- **The request**: Identify each line holding the string "this" and copy it.

======== Source data

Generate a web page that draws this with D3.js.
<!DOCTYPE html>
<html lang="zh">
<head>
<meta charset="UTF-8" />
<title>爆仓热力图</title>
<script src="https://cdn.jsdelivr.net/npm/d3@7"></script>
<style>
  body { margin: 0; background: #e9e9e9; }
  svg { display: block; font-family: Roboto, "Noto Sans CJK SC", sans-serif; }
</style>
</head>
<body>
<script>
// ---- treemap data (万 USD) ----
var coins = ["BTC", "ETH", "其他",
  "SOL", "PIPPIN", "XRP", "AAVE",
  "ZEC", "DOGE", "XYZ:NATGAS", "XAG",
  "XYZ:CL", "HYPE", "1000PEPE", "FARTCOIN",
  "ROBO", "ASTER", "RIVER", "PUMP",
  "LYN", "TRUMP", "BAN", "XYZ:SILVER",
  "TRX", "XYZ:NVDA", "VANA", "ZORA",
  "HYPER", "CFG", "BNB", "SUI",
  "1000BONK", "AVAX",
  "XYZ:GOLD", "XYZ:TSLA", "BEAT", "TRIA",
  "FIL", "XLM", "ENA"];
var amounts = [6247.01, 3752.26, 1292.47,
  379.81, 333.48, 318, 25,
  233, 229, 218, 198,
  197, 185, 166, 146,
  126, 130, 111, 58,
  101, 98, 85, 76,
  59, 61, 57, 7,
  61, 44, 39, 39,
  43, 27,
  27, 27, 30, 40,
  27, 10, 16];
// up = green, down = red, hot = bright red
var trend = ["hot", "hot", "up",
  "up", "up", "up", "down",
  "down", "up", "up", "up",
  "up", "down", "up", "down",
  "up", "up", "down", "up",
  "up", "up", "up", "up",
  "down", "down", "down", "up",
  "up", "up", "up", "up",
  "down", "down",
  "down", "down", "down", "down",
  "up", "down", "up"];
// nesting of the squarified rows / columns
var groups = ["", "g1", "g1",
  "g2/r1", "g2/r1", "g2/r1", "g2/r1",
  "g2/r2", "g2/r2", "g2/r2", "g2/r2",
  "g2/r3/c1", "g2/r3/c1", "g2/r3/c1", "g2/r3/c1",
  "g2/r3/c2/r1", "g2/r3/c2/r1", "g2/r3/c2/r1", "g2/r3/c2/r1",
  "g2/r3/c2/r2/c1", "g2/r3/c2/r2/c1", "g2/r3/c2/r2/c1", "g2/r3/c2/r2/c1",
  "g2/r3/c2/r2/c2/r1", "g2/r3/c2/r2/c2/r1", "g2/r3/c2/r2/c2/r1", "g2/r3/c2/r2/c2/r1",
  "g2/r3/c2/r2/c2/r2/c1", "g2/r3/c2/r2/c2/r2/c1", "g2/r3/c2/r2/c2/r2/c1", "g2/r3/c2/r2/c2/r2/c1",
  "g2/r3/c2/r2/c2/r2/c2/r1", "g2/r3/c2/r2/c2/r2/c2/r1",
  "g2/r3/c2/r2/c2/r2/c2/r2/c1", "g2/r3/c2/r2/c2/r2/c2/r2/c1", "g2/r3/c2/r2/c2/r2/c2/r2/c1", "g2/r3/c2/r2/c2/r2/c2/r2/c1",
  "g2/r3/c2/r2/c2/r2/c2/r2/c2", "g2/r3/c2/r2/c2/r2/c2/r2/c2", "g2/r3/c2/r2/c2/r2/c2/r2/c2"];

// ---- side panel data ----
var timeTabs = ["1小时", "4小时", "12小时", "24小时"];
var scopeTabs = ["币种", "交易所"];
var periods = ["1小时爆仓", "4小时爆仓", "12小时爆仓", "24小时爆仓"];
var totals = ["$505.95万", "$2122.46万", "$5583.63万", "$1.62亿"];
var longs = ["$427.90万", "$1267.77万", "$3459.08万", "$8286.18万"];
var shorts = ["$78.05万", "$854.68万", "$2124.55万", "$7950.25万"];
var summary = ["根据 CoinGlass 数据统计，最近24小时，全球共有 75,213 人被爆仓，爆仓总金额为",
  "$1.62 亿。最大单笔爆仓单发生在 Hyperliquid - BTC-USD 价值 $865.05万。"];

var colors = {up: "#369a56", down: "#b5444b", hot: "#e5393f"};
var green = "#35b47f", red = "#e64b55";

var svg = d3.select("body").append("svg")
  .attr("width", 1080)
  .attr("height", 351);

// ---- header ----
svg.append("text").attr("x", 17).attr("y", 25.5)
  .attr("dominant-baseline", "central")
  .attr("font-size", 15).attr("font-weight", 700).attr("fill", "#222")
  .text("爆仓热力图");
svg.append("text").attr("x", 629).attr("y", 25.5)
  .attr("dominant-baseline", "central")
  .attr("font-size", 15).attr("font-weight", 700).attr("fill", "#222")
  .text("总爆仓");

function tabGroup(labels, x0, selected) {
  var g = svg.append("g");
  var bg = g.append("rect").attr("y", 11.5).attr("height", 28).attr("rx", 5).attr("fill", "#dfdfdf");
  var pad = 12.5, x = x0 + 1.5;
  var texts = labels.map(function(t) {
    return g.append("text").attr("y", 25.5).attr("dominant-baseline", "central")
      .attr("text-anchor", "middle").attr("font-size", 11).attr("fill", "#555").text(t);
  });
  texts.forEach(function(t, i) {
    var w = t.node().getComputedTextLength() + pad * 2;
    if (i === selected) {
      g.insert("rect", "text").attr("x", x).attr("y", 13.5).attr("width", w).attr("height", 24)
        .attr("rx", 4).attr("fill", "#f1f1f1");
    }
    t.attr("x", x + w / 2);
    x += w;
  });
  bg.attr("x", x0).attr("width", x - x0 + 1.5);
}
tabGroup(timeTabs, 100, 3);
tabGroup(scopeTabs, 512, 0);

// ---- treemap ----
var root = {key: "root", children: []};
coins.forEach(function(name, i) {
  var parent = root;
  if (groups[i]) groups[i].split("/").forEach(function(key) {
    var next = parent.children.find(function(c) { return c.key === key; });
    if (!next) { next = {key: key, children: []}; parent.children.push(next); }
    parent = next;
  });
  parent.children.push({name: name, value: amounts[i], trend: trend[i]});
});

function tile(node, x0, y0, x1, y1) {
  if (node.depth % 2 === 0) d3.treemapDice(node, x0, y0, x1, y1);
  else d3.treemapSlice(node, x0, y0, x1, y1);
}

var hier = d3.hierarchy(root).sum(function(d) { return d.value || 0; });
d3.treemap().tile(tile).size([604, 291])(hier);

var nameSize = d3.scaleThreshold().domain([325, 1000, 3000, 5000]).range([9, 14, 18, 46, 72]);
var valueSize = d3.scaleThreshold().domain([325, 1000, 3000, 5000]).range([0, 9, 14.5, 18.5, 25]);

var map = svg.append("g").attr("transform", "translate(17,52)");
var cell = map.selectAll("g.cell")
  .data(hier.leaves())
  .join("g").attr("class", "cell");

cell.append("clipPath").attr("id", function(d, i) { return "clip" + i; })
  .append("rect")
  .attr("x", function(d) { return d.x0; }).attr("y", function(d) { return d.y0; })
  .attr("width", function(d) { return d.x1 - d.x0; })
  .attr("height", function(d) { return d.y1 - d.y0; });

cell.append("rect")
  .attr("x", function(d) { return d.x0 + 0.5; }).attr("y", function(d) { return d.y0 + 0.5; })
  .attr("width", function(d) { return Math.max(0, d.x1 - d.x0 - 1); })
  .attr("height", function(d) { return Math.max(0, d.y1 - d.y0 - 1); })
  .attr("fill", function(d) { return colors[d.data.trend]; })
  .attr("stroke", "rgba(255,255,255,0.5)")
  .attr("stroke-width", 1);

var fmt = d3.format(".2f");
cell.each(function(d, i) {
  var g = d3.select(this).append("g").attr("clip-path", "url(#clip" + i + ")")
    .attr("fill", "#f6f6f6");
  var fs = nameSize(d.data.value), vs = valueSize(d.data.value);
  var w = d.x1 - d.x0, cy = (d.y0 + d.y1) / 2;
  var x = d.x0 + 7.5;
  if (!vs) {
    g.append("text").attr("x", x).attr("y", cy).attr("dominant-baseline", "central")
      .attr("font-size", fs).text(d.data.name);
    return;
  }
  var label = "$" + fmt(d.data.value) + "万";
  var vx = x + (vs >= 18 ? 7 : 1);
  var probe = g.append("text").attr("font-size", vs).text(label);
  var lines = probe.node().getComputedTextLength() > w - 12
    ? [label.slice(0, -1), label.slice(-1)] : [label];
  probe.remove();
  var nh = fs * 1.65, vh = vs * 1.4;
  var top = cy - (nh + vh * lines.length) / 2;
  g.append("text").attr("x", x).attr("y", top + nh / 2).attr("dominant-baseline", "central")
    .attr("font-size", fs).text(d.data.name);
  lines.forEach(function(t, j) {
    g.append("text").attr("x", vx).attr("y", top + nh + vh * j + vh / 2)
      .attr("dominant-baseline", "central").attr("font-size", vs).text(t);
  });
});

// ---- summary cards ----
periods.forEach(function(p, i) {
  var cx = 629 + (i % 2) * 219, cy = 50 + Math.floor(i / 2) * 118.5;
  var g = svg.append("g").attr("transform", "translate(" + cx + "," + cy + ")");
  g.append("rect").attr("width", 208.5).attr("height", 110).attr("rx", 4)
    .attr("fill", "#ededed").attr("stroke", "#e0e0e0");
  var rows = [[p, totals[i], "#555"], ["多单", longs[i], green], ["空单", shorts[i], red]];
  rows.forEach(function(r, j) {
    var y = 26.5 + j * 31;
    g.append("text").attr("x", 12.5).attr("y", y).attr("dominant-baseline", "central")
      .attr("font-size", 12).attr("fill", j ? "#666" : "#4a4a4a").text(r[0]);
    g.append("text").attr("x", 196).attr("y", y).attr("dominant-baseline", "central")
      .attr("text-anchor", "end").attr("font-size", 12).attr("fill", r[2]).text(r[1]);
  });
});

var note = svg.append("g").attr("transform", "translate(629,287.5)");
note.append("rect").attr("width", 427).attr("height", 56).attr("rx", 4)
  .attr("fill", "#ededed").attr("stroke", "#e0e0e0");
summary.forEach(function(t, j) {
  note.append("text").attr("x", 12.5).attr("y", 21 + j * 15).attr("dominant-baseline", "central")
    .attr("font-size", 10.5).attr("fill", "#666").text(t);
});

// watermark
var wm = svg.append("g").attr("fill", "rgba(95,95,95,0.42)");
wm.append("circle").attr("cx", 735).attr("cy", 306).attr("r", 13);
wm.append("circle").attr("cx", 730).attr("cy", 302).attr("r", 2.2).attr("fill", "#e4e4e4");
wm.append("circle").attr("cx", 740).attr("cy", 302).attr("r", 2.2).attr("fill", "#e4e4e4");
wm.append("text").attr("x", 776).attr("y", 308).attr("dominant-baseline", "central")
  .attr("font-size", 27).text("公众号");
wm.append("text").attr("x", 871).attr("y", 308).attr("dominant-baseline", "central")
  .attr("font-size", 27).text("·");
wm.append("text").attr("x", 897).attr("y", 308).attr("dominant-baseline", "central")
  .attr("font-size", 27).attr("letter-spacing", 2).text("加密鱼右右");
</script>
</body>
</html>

================

- **Task solution**:
Generate a web page that draws this with D3.js.
  var g = d3.select(this).append("g").attr("clip-path", "url(#clip" + i + ")")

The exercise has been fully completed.